Ah, thanks for pointing that out. So yes, skipping the OOM if it contains a
robust list is not really ideal as any process with pthreads will be skipped.
Would it be logical to change this so that we are no longer making this syscall
unconditionally? I still agree that skipping the OOM isnt very logical if we
have a better solution available. Is it set unconditionally so that users dont
have to do it dynamically when they enable the robustness?
If this is the case it may be too much of a headache to implement.
>
> So solution #1 will prevent oom reaping completely simply because the
> pointer is set on every user space task.
Every userspace task that implements a pthread.
>
> Solutions #2 and #3 are incomplete and just awful hacks which cure one
> particular case: A single threaded process. Why?
>
> The chosen oom reaper victim is a process, so what does it help to check
> or cleanup the robust list for _ONE_ thread? Nothing because the other
> threads can hold robust futexes and then run into the same problem.
>
> Aside of that you seem to believe that the robust list head in the TLS
> is the only part which is relevant. That's wrong. The list head is
> either NULL or points to the innermost pthread_mutex which is held by a
> task. Now look at this example:
>
> TLS:robust_list -> mutex2 -> mutex1
>
> mutex1 is the shared one which needs to be released so that other
> processes can make progress. mutex2 is a process private one which
> resides in a different VMA. So now if you filter the robust list and
> refuse to reap the TLS VMA, what prevents the other VMA from being
> reaped? If that's reaped then mutex1 is not reachable.
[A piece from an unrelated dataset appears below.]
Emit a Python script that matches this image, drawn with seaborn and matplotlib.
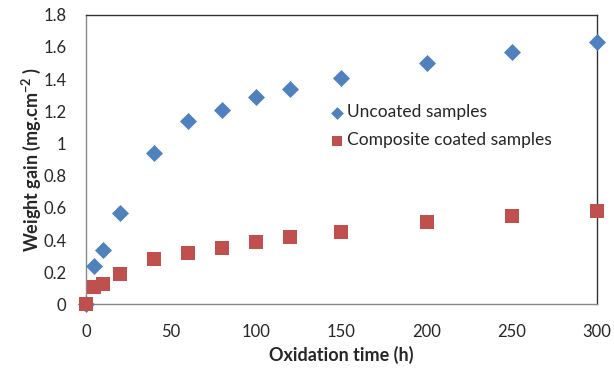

This is a interesting case... So skipping the robust_head VMA would solve
the the case were all the locks are shared which is an improvement over the
current implementation.
We have been trying to modify our reproducer to creates the case described here,
but so far have been unsuccessful.
>
> Now vs. cleaning up the robust list from the oom reaper context. That
> should be doable with a lot of care, but the proposed patch is not even
> close to a solution. It's simply broken.
>
>> -static void futex_cleanup_begin(struct task_struct *tsk)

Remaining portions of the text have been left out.